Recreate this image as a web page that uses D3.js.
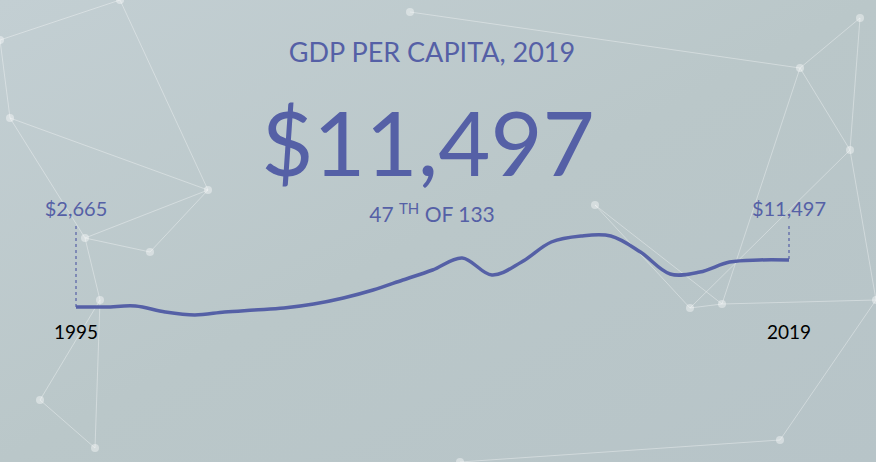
<!DOCTYPE html><html><head><meta charset="utf-8">
<script src="https://cdn.jsdelivr.net/npm/d3@7"></script>
<style>body{margin:0;}svg{display:block;font-family:Lato,"Open Sans",sans-serif;}</style></head><body>
<svg width="876" height="462"></svg>
<script>
const years=[1995,1996,1997,1998,1999,2000,2001,2002,2003,2004,2005,2006,2007,2008,2009,2010,2011,2012,2013,2014,2015,2016,2017,2018,2019];
const gdp=[2665,2665,2850,1725,1160,1725,2100,2480,3230,4360,5860,7740,9620,11880,8680,11120,14880,16010,16010,13000,8870,9240,11120,11500,11497];
const svg=d3.select("svg");
const defs=svg.append("defs");
const g=defs.append("linearGradient").attr("id","bg").attr("x1",0).attr("y1",0).attr("x2",1).attr("y2",1);
g.append("stop").attr("offset",0).attr("stop-color","#c3cfd3");
g.append("stop").attr("offset",0.5).attr("stop-color","#bac7c9");
g.append("stop").attr("offset",1).attr("stop-color","#b7c4c8");
svg.append("rect").attr("width",876).attr("height",462).attr("fill","url(#bg)");
const nodes=[[10,118],[208,190],[85,238],[100,300],[95,448],[0,40],[120,0],[410,12],[595,205],[690,308],[722,304],[850,150],[800,68],[860,18],[876,300],[780,440],[460,462],[40,400],[150,252]];
const links=[[0,1],[0,2],[1,2],[2,3],[3,4],[0,5],[5,6],[6,1],[2,18],[18,1],[3,17],[17,4],[8,9],[8,10],[9,10],[11,12],[12,13],[11,14],[10,14],[12,10],[11,9],[14,15],[15,16],[7,12],[13,11]];
const deco=svg.append("g").attr("stroke","#fff").attr("stroke-opacity",0.35);
links.forEach(([a,b])=>deco.append("line").attr("x1",nodes[a][0]).attr("y1",nodes[a][1]).attr("x2",nodes[b][0]).attr("y2",nodes[b][1]));
svg.append("g").selectAll("circle").data(nodes).join("circle").attr("cx",d=>d[0]).attr("cy",d=>d[1]).attr("r",4).attr("fill","#fff").attr("opacity",0.4);

const col="#5560a6";
const x=d3.scaleLinear().domain([1995,2019]).range([76,789]);
const y=d3.scaleLinear().domain([2665,11497]).range([307,260]);
svg.append("text").attr("x",432).attr("y",62).attr("text-anchor","middle").attr("fill",col).attr("font-size",27).text("GDP PER CAPITA, 2019");
svg.append("text").attr("x",428).attr("y",176).attr("text-anchor","middle").attr("fill",col).attr("font-size",90).text("$11,497");
const r=svg.append("text").attr("x",432).attr("y",222).attr("text-anchor","middle").attr("fill",col).attr("font-size",21);
r.append("tspan").text("47 ");r.append("tspan").attr("dy",-8).attr("font-size",15).text("TH");r.append("tspan").attr("dy",8).text(" OF 133");
[[0,"$2,665"],[24,"$11,497"]].forEach(([i,t])=>{
 svg.append("line").attr("x1",x(years[i])).attr("x2",x(years[i])).attr("y1",226).attr("y2",y(gdp[i])).attr("stroke",col).attr("stroke-dasharray","3,3").attr("stroke-width",1.2);
 svg.append("text").attr("x",x(years[i])).attr("y",216).attr("text-anchor","middle").attr("fill",col).attr("font-size",20).text(t);
 svg.append("text").attr("x",x(years[i])).attr("y",339).attr("text-anchor","middle").attr("fill","#000").attr("font-size",19).text(years[i]);
});
svg.append("path").datum(years.map((yr,i)=>[yr,gdp[i]])).attr("fill","none").attr("stroke",col).attr("stroke-width",3.5)
 .attr("d",d3.line().x(d=>x(d[0])).y(d=>y(d[1])).curve(d3.curveCatmullRom.alpha(0.5)));
</script></body></html>
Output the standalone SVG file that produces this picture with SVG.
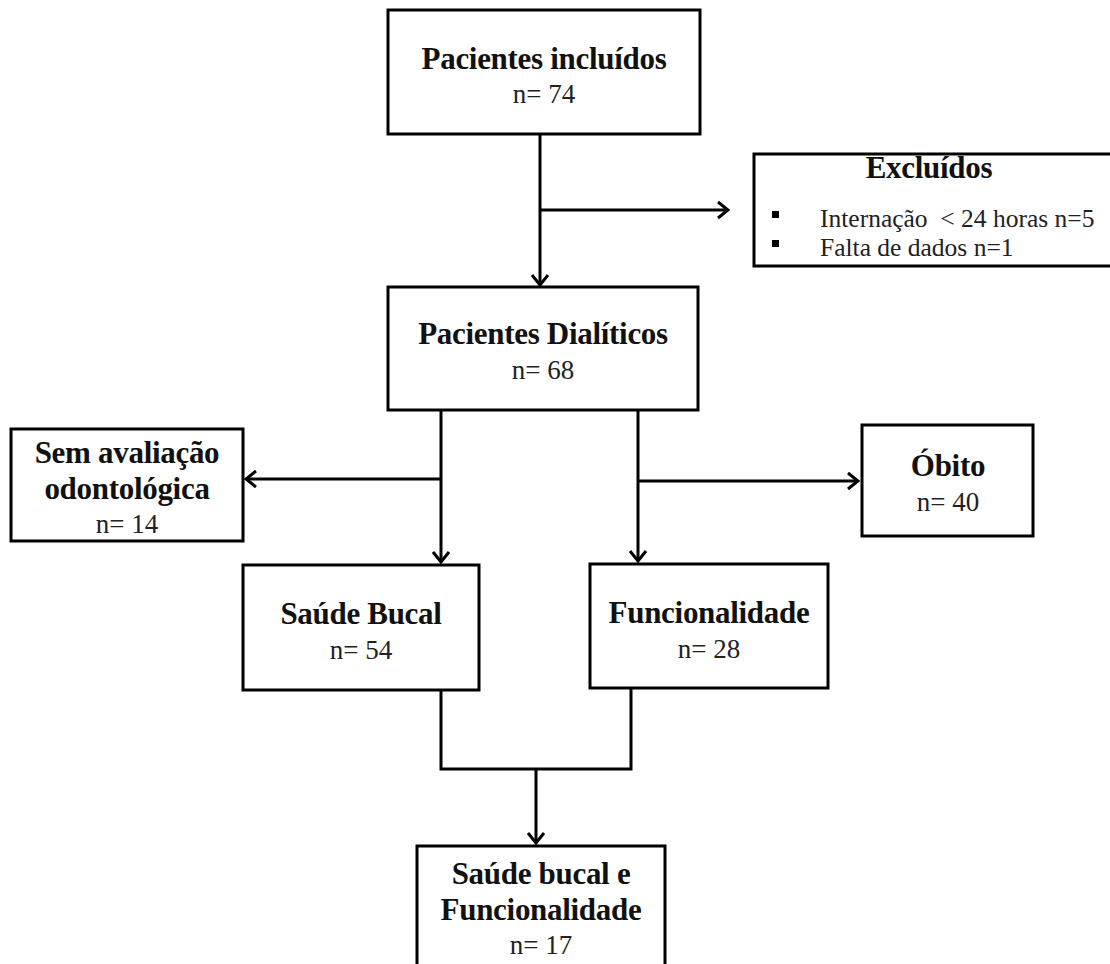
<svg xmlns="http://www.w3.org/2000/svg" width="1110" height="964" viewBox="0 0 1110 964">
<style>
.box{fill:#fff;stroke:#000;stroke-width:3}
.t{font-family:"Liberation Serif","Times New Roman",serif;font-weight:bold;font-size:31px;text-anchor:middle;fill:#111;letter-spacing:-0.3px}
.n{font-family:"Liberation Serif","Times New Roman",serif;font-size:27px;text-anchor:middle;fill:#222}
.l{font-family:"Liberation Serif","Times New Roman",serif;font-size:25.5px;fill:#222;white-space:pre}
.c{fill:none;stroke:#000;stroke-width:3}
</style>
<defs>
<marker id="arr" viewBox="-13 -10 15 20" markerWidth="15" markerHeight="20" refX="0" refY="0" orient="auto" markerUnits="userSpaceOnUse">
<path d="M-10,-8 L0,0 L-10,8" fill="none" stroke="#000" stroke-width="3"/>
</marker>
</defs>
<rect width="1110" height="964" fill="#fff"/>
<g id="connectors">
<path class="c" d="M540,134 V285" marker-end="url(#arr)"/>
<path class="c" d="M540,210 H728" marker-end="url(#arr)"/>
<path class="c" d="M441,410 V562" marker-end="url(#arr)"/>
<path class="c" d="M441,479 H246" marker-end="url(#arr)"/>
<path class="c" d="M638,410 V561" marker-end="url(#arr)"/>
<path class="c" d="M638,481 H858" marker-end="url(#arr)"/>
<path class="c" d="M441,690 V769 H631 V688"/>
<path class="c" d="M536,769 V843" marker-end="url(#arr)"/>
</g>
<g id="incluidos">
<rect class="box" x="388" y="10" width="312" height="124"/>
<text class="t" x="544" y="69">Pacientes incluídos</text>
<text class="n" x="544" y="103">n= 74</text>
</g>
<g id="excluidos">
<rect class="box" x="754" y="154" width="360" height="112"/>
<text class="t" x="929" y="178">Excluídos</text>
<rect x="772" y="211" width="7" height="7" fill="#000"/>
<rect x="772" y="240" width="7" height="7" fill="#000"/>
<text class="l" x="820" y="227">Internação  &lt; 24 horas n=5</text>
<text class="l" x="820" y="256">Falta de dados n=1</text>
</g>
<g id="dialiticos">
<rect class="box" x="388" y="287" width="310" height="123"/>
<text class="t" x="543" y="344">Pacientes Dialíticos</text>
<text class="n" x="543" y="379">n= 68</text>
</g>
<g id="sem-avaliacao">
<rect class="box" x="11" y="429" width="232" height="112"/>
<text class="t" x="127" y="463">Sem avaliação</text>
<text class="t" x="127" y="499">odontológica</text>
<text class="n" x="127" y="533">n= 14</text>
</g>
<g id="obito">
<rect class="box" x="862" y="425" width="171" height="111"/>
<text class="t" x="948" y="476">Óbito</text>
<text class="n" x="948" y="511">n= 40</text>
</g>
<g id="saude-bucal">
<rect class="box" x="243" y="565" width="236" height="125"/>
<text class="t" x="361" y="624">Saúde Bucal</text>
<text class="n" x="361" y="659">n= 54</text>
</g>
<g id="funcionalidade">
<rect class="box" x="590" y="564" width="238" height="124"/>
<text class="t" x="709" y="623">Funcionalidade</text>
<text class="n" x="709" y="658">n= 28</text>
</g>
<g id="saude-func">
<rect class="box" x="417" y="846" width="248" height="130"/>
<text class="t" x="541" y="884">Saúde bucal e</text>
<text class="t" x="541" y="920">Funcionalidade</text>
<text class="n" x="541" y="954">n= 17</text>
</g>
</svg>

• [Required task] In the entries above, find each line with the word "this" and show it.

• [Task answer]
Recreate this image as a web page that uses D3.js.
Output the standalone SVG file that produces this picture with SVG.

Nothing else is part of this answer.